Please, without the pictures, retype exactly the lines from the start of the material through the line that holds "(0,0) rectangle (664,565);".
— BEGIN SUPPLIED INFORMATION —
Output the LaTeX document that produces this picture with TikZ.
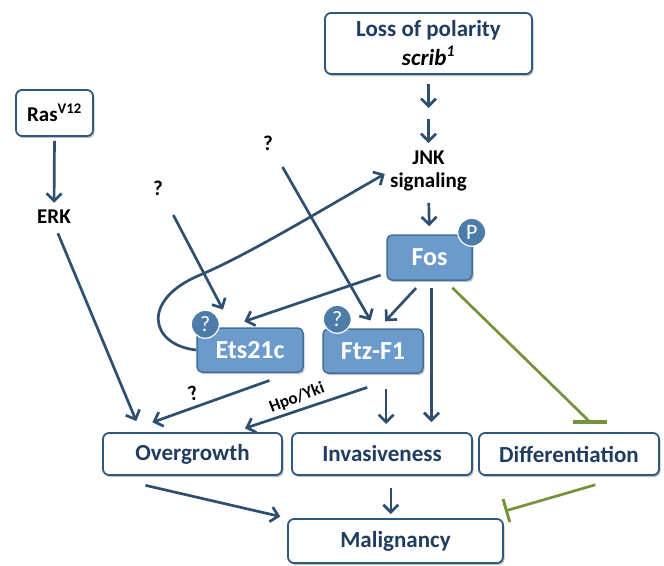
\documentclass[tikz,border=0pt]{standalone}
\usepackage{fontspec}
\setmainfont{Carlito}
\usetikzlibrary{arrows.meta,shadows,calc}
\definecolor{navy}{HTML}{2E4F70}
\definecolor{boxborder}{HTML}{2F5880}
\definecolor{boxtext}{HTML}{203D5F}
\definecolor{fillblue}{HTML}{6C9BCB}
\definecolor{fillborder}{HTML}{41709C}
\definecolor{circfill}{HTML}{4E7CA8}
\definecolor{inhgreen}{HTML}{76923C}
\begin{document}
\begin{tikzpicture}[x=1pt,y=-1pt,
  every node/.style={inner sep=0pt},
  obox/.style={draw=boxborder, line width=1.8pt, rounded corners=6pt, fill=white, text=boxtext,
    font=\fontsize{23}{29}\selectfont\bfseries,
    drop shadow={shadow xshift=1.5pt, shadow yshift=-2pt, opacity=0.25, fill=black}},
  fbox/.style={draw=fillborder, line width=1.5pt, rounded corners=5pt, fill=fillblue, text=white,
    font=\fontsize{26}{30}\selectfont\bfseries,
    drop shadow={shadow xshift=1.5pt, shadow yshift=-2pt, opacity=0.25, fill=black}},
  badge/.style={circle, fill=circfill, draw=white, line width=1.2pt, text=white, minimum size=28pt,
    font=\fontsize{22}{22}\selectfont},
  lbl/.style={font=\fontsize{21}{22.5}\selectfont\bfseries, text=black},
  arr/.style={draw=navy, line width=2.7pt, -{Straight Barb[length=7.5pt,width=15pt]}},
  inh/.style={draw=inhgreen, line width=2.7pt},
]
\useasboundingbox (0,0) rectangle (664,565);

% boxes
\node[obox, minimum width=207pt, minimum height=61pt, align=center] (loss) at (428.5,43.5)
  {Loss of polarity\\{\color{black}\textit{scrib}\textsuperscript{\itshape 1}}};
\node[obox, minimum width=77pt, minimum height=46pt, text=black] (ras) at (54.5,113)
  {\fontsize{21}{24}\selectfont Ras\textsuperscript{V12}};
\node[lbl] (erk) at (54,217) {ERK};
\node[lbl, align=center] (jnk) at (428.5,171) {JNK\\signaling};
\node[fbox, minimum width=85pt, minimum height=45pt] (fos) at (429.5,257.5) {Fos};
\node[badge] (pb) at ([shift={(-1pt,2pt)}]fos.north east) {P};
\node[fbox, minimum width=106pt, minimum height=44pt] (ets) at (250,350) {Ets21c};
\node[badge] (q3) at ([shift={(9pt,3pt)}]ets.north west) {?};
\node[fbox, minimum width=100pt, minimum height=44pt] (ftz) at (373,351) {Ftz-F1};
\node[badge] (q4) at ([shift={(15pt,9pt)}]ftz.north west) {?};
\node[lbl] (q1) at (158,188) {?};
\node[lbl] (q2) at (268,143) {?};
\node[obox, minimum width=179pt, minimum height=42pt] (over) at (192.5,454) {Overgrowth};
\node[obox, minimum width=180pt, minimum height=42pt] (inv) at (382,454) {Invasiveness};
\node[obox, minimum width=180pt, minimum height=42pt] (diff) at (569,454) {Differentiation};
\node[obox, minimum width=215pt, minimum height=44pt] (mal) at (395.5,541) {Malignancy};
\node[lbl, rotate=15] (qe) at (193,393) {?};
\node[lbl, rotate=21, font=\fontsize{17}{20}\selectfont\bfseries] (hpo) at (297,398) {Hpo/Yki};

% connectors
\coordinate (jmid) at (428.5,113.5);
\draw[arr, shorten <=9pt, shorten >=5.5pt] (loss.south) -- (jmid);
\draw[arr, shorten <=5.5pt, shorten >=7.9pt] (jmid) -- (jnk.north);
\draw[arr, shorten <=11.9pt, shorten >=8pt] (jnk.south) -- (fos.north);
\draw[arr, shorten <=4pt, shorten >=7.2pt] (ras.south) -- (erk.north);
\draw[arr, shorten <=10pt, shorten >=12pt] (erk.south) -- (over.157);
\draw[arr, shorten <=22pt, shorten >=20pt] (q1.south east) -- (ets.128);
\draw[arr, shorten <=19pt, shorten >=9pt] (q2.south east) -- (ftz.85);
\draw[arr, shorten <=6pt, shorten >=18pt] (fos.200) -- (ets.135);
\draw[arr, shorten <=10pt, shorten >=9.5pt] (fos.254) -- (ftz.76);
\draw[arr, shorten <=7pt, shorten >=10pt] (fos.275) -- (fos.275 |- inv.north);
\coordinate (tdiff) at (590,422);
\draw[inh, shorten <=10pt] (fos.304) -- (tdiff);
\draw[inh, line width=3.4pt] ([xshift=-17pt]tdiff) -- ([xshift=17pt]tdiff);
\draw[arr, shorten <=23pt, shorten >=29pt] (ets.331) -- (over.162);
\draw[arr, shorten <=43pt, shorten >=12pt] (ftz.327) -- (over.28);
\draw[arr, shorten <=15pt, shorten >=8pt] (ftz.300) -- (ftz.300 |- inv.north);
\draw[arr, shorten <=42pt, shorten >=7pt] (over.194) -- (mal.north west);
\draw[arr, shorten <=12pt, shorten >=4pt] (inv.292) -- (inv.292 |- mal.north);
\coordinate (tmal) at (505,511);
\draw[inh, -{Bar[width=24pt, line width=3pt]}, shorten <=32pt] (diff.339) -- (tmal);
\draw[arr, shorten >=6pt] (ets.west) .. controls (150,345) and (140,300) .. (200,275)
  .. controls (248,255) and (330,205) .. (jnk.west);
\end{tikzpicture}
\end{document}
— END SUPPLIED INFORMATION —
• WORKED SOLUTION:
Output the LaTeX document that produces this picture with TikZ.
\documentclass[tikz,border=0pt]{standalone}
\usepackage{fontspec}
\setmainfont{Carlito}
\usetikzlibrary{arrows.meta,shadows,calc}
\definecolor{navy}{HTML}{2E4F70}
\definecolor{boxborder}{HTML}{2F5880}
\definecolor{boxtext}{HTML}{203D5F}
\definecolor{fillblue}{HTML}{6C9BCB}
\definecolor{fillborder}{HTML}{41709C}
\definecolor{circfill}{HTML}{4E7CA8}
\definecolor{inhgreen}{HTML}{76923C}
\begin{document}
\begin{tikzpicture}[x=1pt,y=-1pt,
  every node/.style={inner sep=0pt},
  obox/.style={draw=boxborder, line width=1.8pt, rounded corners=6pt, fill=white, text=boxtext,
    font=\fontsize{23}{29}\selectfont\bfseries,
    drop shadow={shadow xshift=1.5pt, shadow yshift=-2pt, opacity=0.25, fill=black}},
  fbox/.style={draw=fillborder, line width=1.5pt, rounded corners=5pt, fill=fillblue, text=white,
    font=\fontsize{26}{30}\selectfont\bfseries,
    drop shadow={shadow xshift=1.5pt, shadow yshift=-2pt, opacity=0.25, fill=black}},
  badge/.style={circle, fill=circfill, draw=white, line width=1.2pt, text=white, minimum size=28pt,
    font=\fontsize{22}{22}\selectfont},
  lbl/.style={font=\fontsize{21}{22.5}\selectfont\bfseries, text=black},
  arr/.style={draw=navy, line width=2.7pt, -{Straight Barb[length=7.5pt,width=15pt]}},
  inh/.style={draw=inhgreen, line width=2.7pt},
]
\useasboundingbox (0,0) rectangle (664,565);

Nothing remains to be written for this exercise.